以現在的醫療水平,確實救不了她的基因缺陷──那種加速老化的病症,根本無藥可治。
如果強行帶她去醫院,結果只會是兩頭空。不僅救不了她,反而可能讓我們最後的聖誕節邀約也變成泡影。
想到這裡,我的內心像被撕裂了一樣,卻只能勉強維持住表面的冷靜。
「謝謝……」她輕聲說,抬起頭,露出一抹微笑。那笑容裡有她一貫的倔強,也有我最不想看到的認命。
「好了!人家真的沒事啦,咳……楊徽哥哥快出去吧……」紀盈勉強擠出一抹微笑,語氣中依然帶著她一貫的倔強。
我站在她面前,目光無法從她蒼白的臉上移開。我能感受到她的任性與堅強,還有那份想要繼續保持善意偽裝的努力。
可是,我也能清楚地察覺到,她的身體已經快要撐不住了,痛苦幾乎讓她的表情崩潰。
「好,我先出去,妳好好休息。」我點了點頭,盡量讓語氣平靜些,但每個字都像是在壓抑內心的悲傷。
走出保健室的瞬間,我的腳步猶如灌了鉛般沉重。可是,還沒走遠,我就聽到了紀盈無休止的咳嗽聲──「咳咳咳咳……咳咳咳咳……」
那連綿不絕的聲音像一把刀,不斷剜著我的心。我停下腳步,指尖不由自主地握緊拳頭,心裡的酸楚幾乎湧出眼眶。
內心相當不捨且難過,但我知道紀盈對聖誕節抱有多大的期待。我怎麼能讓這一切付諸東流?
不管有多困難,我都要盡全力陪她實現這個願望。這是我唯一能為她做的事情,也是我無法放棄的承諾。

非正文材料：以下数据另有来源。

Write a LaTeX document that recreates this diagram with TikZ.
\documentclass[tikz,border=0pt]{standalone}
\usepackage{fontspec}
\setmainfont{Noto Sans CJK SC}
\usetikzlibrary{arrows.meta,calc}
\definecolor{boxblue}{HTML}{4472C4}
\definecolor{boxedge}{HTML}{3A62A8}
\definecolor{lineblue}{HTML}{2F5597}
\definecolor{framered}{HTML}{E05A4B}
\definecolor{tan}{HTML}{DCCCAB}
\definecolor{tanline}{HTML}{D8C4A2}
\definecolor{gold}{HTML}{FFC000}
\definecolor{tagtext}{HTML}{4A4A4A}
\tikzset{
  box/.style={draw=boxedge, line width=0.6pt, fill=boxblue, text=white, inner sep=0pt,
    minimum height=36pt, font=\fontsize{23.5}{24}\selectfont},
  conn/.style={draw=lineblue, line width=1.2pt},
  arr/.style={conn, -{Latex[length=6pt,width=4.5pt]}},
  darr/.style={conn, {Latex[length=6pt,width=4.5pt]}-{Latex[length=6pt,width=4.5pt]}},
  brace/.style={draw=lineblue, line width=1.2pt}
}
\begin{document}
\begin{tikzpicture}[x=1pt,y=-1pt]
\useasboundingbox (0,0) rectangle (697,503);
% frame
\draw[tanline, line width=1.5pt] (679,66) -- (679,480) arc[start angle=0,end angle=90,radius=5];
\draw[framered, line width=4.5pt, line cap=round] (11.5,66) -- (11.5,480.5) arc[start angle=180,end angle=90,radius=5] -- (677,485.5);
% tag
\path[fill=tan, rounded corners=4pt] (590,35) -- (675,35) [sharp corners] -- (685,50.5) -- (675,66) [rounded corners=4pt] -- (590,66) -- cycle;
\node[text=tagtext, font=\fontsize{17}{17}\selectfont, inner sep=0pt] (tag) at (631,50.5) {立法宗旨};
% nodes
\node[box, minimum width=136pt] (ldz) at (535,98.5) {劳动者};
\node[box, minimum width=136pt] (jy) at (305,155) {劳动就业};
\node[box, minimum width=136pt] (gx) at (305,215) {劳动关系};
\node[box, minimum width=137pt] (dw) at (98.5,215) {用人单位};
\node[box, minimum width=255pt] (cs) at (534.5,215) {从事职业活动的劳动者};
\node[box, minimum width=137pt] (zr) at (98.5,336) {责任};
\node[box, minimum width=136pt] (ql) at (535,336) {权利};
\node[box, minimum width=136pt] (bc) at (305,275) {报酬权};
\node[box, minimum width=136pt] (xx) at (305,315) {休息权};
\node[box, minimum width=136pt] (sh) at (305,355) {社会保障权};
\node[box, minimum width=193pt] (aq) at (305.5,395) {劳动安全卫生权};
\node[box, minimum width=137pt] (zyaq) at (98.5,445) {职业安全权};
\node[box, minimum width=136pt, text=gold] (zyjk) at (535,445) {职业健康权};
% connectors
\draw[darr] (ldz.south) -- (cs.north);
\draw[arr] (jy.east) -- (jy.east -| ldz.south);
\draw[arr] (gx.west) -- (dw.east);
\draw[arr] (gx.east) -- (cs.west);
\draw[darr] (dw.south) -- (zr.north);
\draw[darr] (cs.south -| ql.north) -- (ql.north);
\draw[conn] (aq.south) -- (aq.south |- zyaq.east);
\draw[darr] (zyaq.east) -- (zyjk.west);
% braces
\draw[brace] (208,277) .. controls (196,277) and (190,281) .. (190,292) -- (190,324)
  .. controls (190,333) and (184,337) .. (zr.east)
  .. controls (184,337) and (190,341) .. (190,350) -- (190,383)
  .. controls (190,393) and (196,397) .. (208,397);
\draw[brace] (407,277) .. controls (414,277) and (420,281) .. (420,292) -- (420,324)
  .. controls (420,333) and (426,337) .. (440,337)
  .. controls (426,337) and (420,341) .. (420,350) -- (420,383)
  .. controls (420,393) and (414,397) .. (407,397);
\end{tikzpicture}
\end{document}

我的手不停地顫抖,心急如焚地掏出手機,直接撥打聞若的電話。不管有沒有臉面,我都必須試著打聽看看手術的成功率,哪怕只有一線希望,我也不能放棄。
可是,我的手抖得厲害,手機竟然一次次從手中滑落。第一次,第二次,第三次。每一次撿起來時,心中的焦慮和不安都更深了一層。
「冷靜……冷靜一點……欲速則不達………」我低聲對自己說,深吸了一口氣,然後再次彎腰撿起手機,努力穩住顫抖的手指。(第4次才拿起手機)
這一次!終於將電話撥通了出去。
手機貼在耳邊,等待通話接通的每一秒,都像是在經歷煎熬。我甚至不敢確定,這一通電話能否帶來我所期待的答案。
「狗奴才你好呀!這麼難得……」電話那頭傳來聞若一如既往的冷嘲熱諷。
「敘舊的話就免了吧。」我語氣急促,顧不上回應她的調侃,直截了當地問:「聞若,妳現在手術成功率能達到幾成?」
「還真無禮呢!」她語氣微微一頓,帶著一絲不滿。
「我當然知道。」我壓低聲音,盡量平靜地說,但還是難掩語氣中的焦急,「可是病患已經快承受不住了。」
「好吧!聽得出來你相當緊張。」聞若的聲音稍微柔和了一些,隨即認真地回答:
「主治醫生之前說過,目前成功率大概在六成。已經能在時間內完成五臟全數移植,並且這裡也有很多合適患者的器官。」
她的話讓我心裡稍微鬆了一口氣,像是抓住了一根救命稻草。
「當然,如果患者能再撐久一點,手術技術應該還能更熟練些。」聞若補充說,語氣中透著些許保留的期望,「但最關鍵的,還是患者的同意。」
就目前的情況來看,紀盈似乎堅持要撐過聖誕節。聖誕節時,無論如何,我都會想盡辦法勸她接受手術。
這不只是為了她的生命,也是為了她自己努力撐過來的每一個日夜,不至於白白付出。
「可是楊徽,你要記住一點!」聞若的聲音突然變得嚴肅,像是在提醒我某件極為重要的事情。
「手術移植治標不治本,這麼做也只能讓患者多活十幾年而已。十幾年後,她還是會面臨同樣的問題。你真的要告訴患者這件事,這並非真正的解脫之道。」
「我……我當然知道……」我咬著牙,聲音低得幾乎聽不見。
她的話像是一盆冷水澆在我的心頭,將我心底那些寄託在手術上的希望擊得粉碎。
確實,基因上的缺陷,哪怕是移植了健康的器官,也會隨著她的基因加速老化,並不能徹底解決問題。
十幾年後,紀盈還是會再次面臨今天這樣的生死交關。手術能帶來的,只是一段有限的延長,而非真正的解脫。
可即便如此,我依然無法放棄。
哪怕只能多陪伴她十幾年,哪怕這只是治標不治本,我也願意去爭取這份時間。
為她,也為自己。這是我唯一能做的事,也是我現在最不想放棄的希望。